Ma quali sono queste dimensioni culturali? Il professore olandese ne elenca 5:

  1. La prima è la dimensione della distanza gerarchica (della distanza dal potere), ovvero: quanto gli individui appartenenti a una determinata cultura accettano gerarchie rigide e formali, e che il potere sia nelle mani di pochi? Bassi valori di distanza dal potere si riferiscono a una cultura che contempla un rapporto democratico, di scambio e uguaglianza tra capi e sottoposti. Alti valori di distanza dal potere, invece, contemplano una struttura gerarchica rigida e di disparità tra leader e collaboratori.
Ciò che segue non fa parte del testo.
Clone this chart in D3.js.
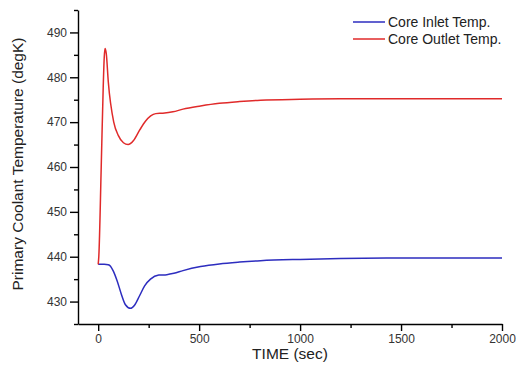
<!DOCTYPE html>
<html>
<head>
<meta charset="utf-8">
<script src="https://cdn.jsdelivr.net/npm/d3@7"></script>
<style>
  body { margin: 0; background: #fff; }
  svg { font-family: "Liberation Sans", Arial, sans-serif; }
  .axis path, .axis line { stroke: #000; stroke-width: 1.4; }
  .axis text { fill: #333; font-size: 12px; }
</style>
</head>
<body>
<svg id="chart" width="516" height="375"></svg>
<script>
// time (sec) and temperatures (degK)
const outletTime = [0, 3, 15, 25, 30, 34, 40, 50, 77, 100, 125, 148, 175, 205, 234, 260, 285, 320, 370, 420, 507, 600, 700, 804, 1000, 1200, 1500, 2000];
const outletTemp = [438.3, 440, 460, 478, 484.5, 486.4, 485.3, 479, 470, 467, 465.4, 465.0, 465.9, 468.2, 470.2, 471.4, 471.9, 472.0, 472.3, 472.9, 473.6, 474.2, 474.6, 474.9, 475.1, 475.2, 475.2, 475.2];

const inletTime = [0, 30, 50, 61, 75, 94, 115, 135, 160, 180, 205, 230, 259, 300, 340, 375, 420, 507, 600, 700, 804, 1000, 1200, 1500, 2000];
const inletTemp = [438.3, 438.3, 438.2, 437.9, 436.8, 434.6, 431.6, 429.3, 428.5, 429.2, 431.3, 433.5, 435.0, 435.9, 436.0, 436.3, 436.9, 437.8, 438.4, 438.8, 439.1, 439.4, 439.6, 439.7, 439.7];

const xTicks = [0, 500, 1000, 1500, 2000];
const yTicks = [430, 440, 450, 460, 470, 480, 490];
const seriesNames = ["Core Inlet Temp.", "Core Outlet Temp."];
const seriesColors = ["#2d2dbf", "#e02a2a"];

const svg = d3.select("#chart");
const margin = {top: 10, right: 14, bottom: 51, left: 78};
const width = 516 - margin.left - margin.right;
const height = 375 - margin.top - margin.bottom;

const x = d3.scaleLinear().domain([-100, 2000]).range([0, width]);
const y = d3.scaleLinear().domain([425, 495]).range([height, 0]);

const g = svg.append("g").attr("transform", `translate(${margin.left},${margin.top})`);

// minor ticks first, then the major axes on top
g.append("g").attr("class", "axis")
    .attr("transform", `translate(0,${height})`)
    .call(d3.axisBottom(x).tickValues(d3.range(250, 2000, 500)).tickSize(4).tickFormat(""))
    .select(".domain").remove();
g.append("g").attr("class", "axis")
    .call(d3.axisLeft(y).tickValues(d3.range(425, 496, 10)).tickSize(4).tickFormat(""))
    .select(".domain").remove();

g.append("g").attr("class", "axis")
    .attr("transform", `translate(0,${height})`)
    .call(d3.axisBottom(x).tickValues(xTicks).tickFormat(d3.format("d"))
        .tickSize(7).tickSizeOuter(0).tickPadding(3));
g.append("g").attr("class", "axis")
    .call(d3.axisLeft(y).tickValues(yTicks).tickFormat(d3.format("d"))
        .tickSize(8).tickSizeOuter(0).tickPadding(3));

const line = d3.line()
    .x(d => x(d[0]))
    .y(d => y(d[1]))
    .curve(d3.curveMonotoneX);

const series = [
    d3.zip(inletTime, inletTemp),
    d3.zip(outletTime, outletTemp)
];

g.selectAll("path.series")
    .data(series).enter()
    .append("path").attr("class", "series")
    .attr("d", line)
    .attr("fill", "none")
    .attr("stroke", (d, i) => seriesColors[i])
    .attr("stroke-width", 1.5);

// legend
const legend = svg.append("g").attr("transform", "translate(353,22)");
seriesNames.forEach(function(name, i) {
    const row = legend.append("g").attr("transform", `translate(0,${i * 17})`);
    row.append("line").attr("x1", 0).attr("x2", 32)
        .attr("stroke", seriesColors[i]).attr("stroke-width", 1.5);
    row.append("text").attr("x", 35).attr("y", 5)
        .attr("font-size", 14).attr("fill", "#222").text(name);
});

// axis titles
svg.append("text")
    .attr("x", margin.left + width / 2).attr("y", 359)
    .attr("text-anchor", "middle").attr("font-size", 15.5).attr("fill", "#222")
    .text("TIME (sec)");
svg.append("text")
    .attr("transform", "translate(23,164) rotate(-90)")
    .attr("text-anchor", "middle").attr("font-size", 15.5).attr("fill", "#222")
    .text("Primary Coolant Temperature (degK)");
</script>
</body>
</html>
In una situazione lavorativa di collaborazione internazionale, ad esempio, un dirigente arabo potrebbe dare per scontato che i propri collaboratori abbiano un atteggiamento di remissione e obbedienza nei suoi confronti; d’altra parte questi ultimi, ipotizziamo provenienti da paesi in cui prevale il valore della breve distanza gerarchica, potrebbero voler interagire con lui e, se necessario, criticarlo: in questo caso l’atteggiamento sarebbe molto lontano dal primo e potrebbe dare luogo a incomprensioni e conflittualità.
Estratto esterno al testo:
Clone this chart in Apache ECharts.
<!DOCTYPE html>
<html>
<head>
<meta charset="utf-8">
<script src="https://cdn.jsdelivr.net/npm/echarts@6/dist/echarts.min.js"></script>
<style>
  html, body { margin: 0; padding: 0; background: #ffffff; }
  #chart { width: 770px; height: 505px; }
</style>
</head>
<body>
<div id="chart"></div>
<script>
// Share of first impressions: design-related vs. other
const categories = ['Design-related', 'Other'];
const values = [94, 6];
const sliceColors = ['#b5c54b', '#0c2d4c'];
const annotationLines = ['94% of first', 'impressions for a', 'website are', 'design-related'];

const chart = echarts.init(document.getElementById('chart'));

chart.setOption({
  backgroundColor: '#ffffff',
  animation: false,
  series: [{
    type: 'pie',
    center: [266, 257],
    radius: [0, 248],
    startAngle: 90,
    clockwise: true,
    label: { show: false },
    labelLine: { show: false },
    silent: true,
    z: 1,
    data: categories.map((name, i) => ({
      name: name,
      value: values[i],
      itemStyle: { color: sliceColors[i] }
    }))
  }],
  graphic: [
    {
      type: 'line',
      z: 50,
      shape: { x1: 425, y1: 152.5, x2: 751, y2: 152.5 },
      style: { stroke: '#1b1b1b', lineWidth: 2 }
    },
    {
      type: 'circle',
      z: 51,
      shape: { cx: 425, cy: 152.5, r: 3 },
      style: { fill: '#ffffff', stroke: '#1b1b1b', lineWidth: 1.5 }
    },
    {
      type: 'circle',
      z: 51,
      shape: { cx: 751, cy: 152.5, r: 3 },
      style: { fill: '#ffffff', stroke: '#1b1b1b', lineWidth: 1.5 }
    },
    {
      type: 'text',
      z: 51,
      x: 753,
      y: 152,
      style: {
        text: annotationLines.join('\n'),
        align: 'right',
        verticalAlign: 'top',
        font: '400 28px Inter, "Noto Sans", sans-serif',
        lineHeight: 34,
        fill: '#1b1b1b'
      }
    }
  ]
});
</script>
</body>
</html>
  2. La seconda dimensione è la dimensione del collettivismo o dell’individualismo, ovvero: quanto gli individui appartenenti a una determinata cultura sono aperti al gruppo e al raggiungimento degli obiettivi comuni, o, al contrario, hanno a cuore sé stessi e i propri obiettivi personali? Noi italiani, ad esempio, siamo tendenzialmente individualisti e lo possiamo riscontrare nella prevalenza e successo delle imprese a carattere familiare.
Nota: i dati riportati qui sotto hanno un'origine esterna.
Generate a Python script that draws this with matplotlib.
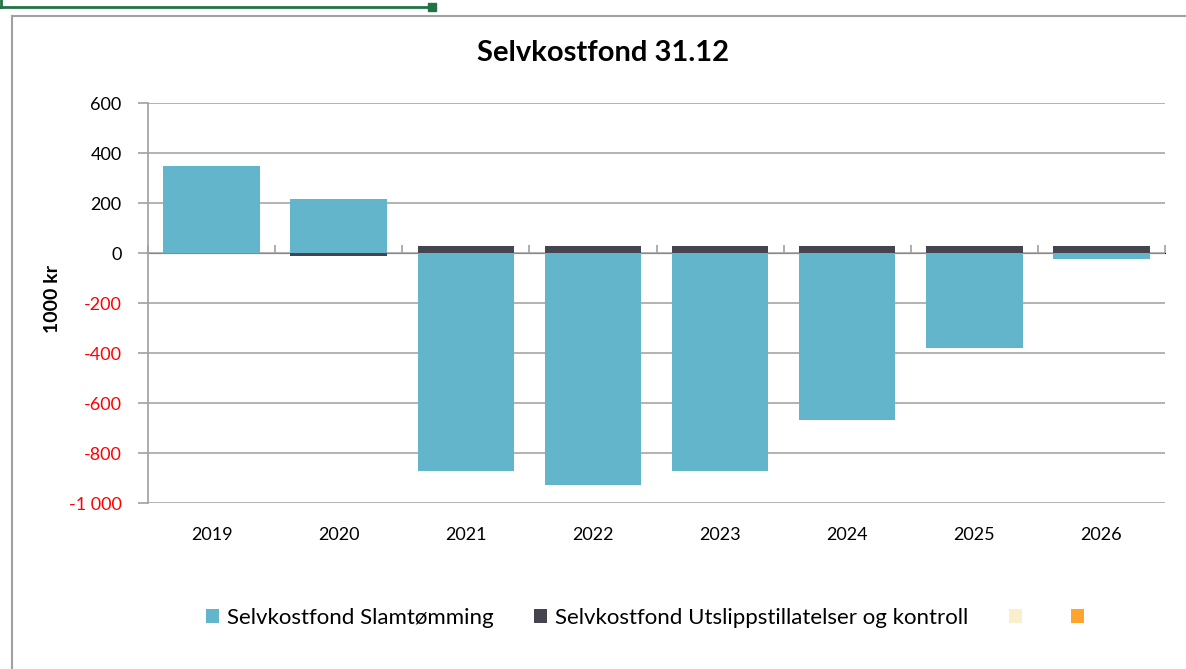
import numpy as np
import matplotlib
matplotlib.use("Agg")
import matplotlib.pyplot as plt
from matplotlib.patches import Patch
from matplotlib.lines import Line2D
from matplotlib.ticker import FuncFormatter

plt.rcParams['font.family'] = ['Lato', 'DejaVu Sans']

# data (1000 kr)
years = ['2019', '2020', '2021', '2022', '2023', '2024', '2025', '2026']
slamtomming = [350, 217, -873, -926, -873, -669, -379, -23]
utslipp = [0, -10, 27, 27, 27, 27, 27, 27]
series_names = ['Selvkostfond Slamtømming',
                'Selvkostfond Utslippstillatelser og kontroll', '', '']
colors = ['#62B5CB', '#46454F', '#FAEFCB', '#FFA52E']
yticks = [600, 400, 200, 0, -200, -400, -600, -800, -1000]

fig = plt.figure(figsize=(11.86, 6.69), dpi=100)
ax = fig.add_axes([148/1186, 1-503/669, (1165-148)/1186, 400/669])

x = np.arange(len(years))
s1 = np.array(slamtomming, dtype=float)
s2 = np.array(utslipp, dtype=float)
# excel stacks positives and negatives separately
bottom2 = np.where(np.sign(s2) == np.sign(s1), s1, 0)
w = 0.76
ax.bar(x, s1, width=w, color=colors[0], zorder=3)
ax.bar(x, s2, width=w, bottom=bottom2, color=colors[1], zorder=3)

ax.set_xlim(-0.5, len(years) - 0.5)
ax.set_ylim(-1000, 600)
ax.set_yticks(yticks)

def fmt(v, pos):
    s = '{:,.0f}'.format(v).replace(',', ' ')
    return s
ax.yaxis.set_major_formatter(FuncFormatter(fmt))
ax.tick_params(axis='y', direction='out', length=7, color='#A0A0A0',
               labelsize=13, pad=12, width=1.2)
for lab, v in zip(ax.get_yticklabels(), yticks):
    lab.set_color('#FF0000' if v < 0 else '#000000')

ax.set_xticks(x)
ax.set_xticklabels(years)
ax.tick_params(axis='x', length=0, labelsize=13, pad=17)

ax.grid(axis='y', color='#A6A6A6', lw=1.2, zorder=0)
for sp in ['top', 'right', 'bottom']:
    ax.spines[sp].set_visible(False)
ax.spines['left'].set_color('#A0A0A0')
ax.spines['left'].set_linewidth(1.2)

# horizontal axis crossing at zero with tick marks between categories
zero_pos = (0 - (-1000)) / 1600
sec = ax.secondary_xaxis(zero_pos)
sec.set_xticks(np.arange(len(years) + 1) - 0.5)
sec.set_xticklabels([])
sec.tick_params(direction='out', length=6, color='#A0A0A0', width=1.2)
sec.spines['bottom'].set_color('#999999')
sec.spines['bottom'].set_linewidth(1.4)

ax.set_ylabel('1000 kr', fontsize=14, fontweight='bold')
ax.yaxis.set_label_coords(-0.086, 0.51)

fig.text(603/1186, 1-53/669, 'Selvkostfond 31.12', fontsize=21,
         fontweight='bold', ha='center', va='center')

handles = [Patch(facecolor=c) for c in colors]
fig.legend(handles, series_names, loc='center', ncol=4,
           bbox_to_anchor=(649/1186, 1-618/669), frameon=False,
           fontsize=16, handlelength=0.58, handleheight=0.58,
           handletextpad=0.36, columnspacing=1.85)

# chart frame and excel selection line
fig.add_artist(Line2D([12/1186, 12/1186], [0, 1-16/669],
                      transform=fig.transFigure, color='#A0A0A0', lw=1.5))
fig.add_artist(Line2D([12/1186, 1], [1-16/669, 1-16/669],
                      transform=fig.transFigure, color='#A0A0A0', lw=1.5))
fig.add_artist(Line2D([0, 432/1186], [1-7/669, 1-7/669],
                      transform=fig.transFigure, color='#217346', lw=2))
fig.add_artist(Line2D([1/1186, 1/1186], [1-7/669, 1],
                      transform=fig.transFigure, color='#217346', lw=2))
fig.add_artist(Line2D([432/1186], [1-7/669], transform=fig.transFigure,
                      marker='s', markersize=6, color='#217346'))

fig.savefig('out.png', dpi=100)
  3. La terza dimensione è la dimensione della femminilità, o della mascolinità, ovvero: gli individui appartengono a una cultura in cui i valori dominanti sono quelli di stampo tipicamente maschile, come assertività, ambizione, potere, materialismo e competitività, oppure di una cultura portatrice di valori tipicamente femminili, come la cooperazione e la collaborazione? Anche in questo caso, in ambito lavorativo, soggetti appartenenti a culture femminili tenderanno ad utilizzare prevalentemente negoziazione e compromesso per risolvere conflitti e problemi, mentre quelli appartenenti a culture di carattere maschile verteranno più sulla competizione, risultando naturalmente conflittuali.
  4. La quarta dimensione è quella del controllo dell’incertezza, ovvero: come un individuo appartenente a una determinata società gestisce situazioni di incertezza e ambiguità? Bassi valori nel controllo dell’incertezza indicano una maggiore accettazione di situazioni incerte e una maggiore apertura al cambiamento; alti valori nel controllo dell’incertezza implicano una maggior desiderio di avere tutto sotto controllo e di ridurre al minimo situazioni di imprevisto e di stress, anche attraverso regole e norme rigide. L’Italia, ad esempio, registra alti valori nel controllo dell’incertezza, mentre, per rimanere in Europa, Regno Unito o Irlanda convivono bene con l’idea di incertezza e di futuro non troppo pianificato.
  5. La quinta dimensione si riferisce all’orientamento a lungo termine (contro un orientamento a breve termine). Questa dimensione influisce su tutto ciò che riguarda l’ambito della decisionalità. Le società con orientamento a lungo termine sono caratterizzate da perseveranza e parsimonia; hanno una concezione del tempo lineare e un atteggiamento aperto al futuro e mirato al risultato. Le società cinesi, ad esempio, hanno un orientamento a lungo termine. Le società con orientamento a breve termine, invece, sono legate alla tradizione e all’impegno per gli obblighi sociali.

Come ogni teoria e rigida classificazione, anche questa non calza a pennello ad una realtà multiforme e variegata, ricca di individualità, prima ancora che di culture; tuttavia crediamo possa diventare un valido supporto in ambito professionale, utile a facilitare le relazioni e le dinamiche comunicative multiculturali.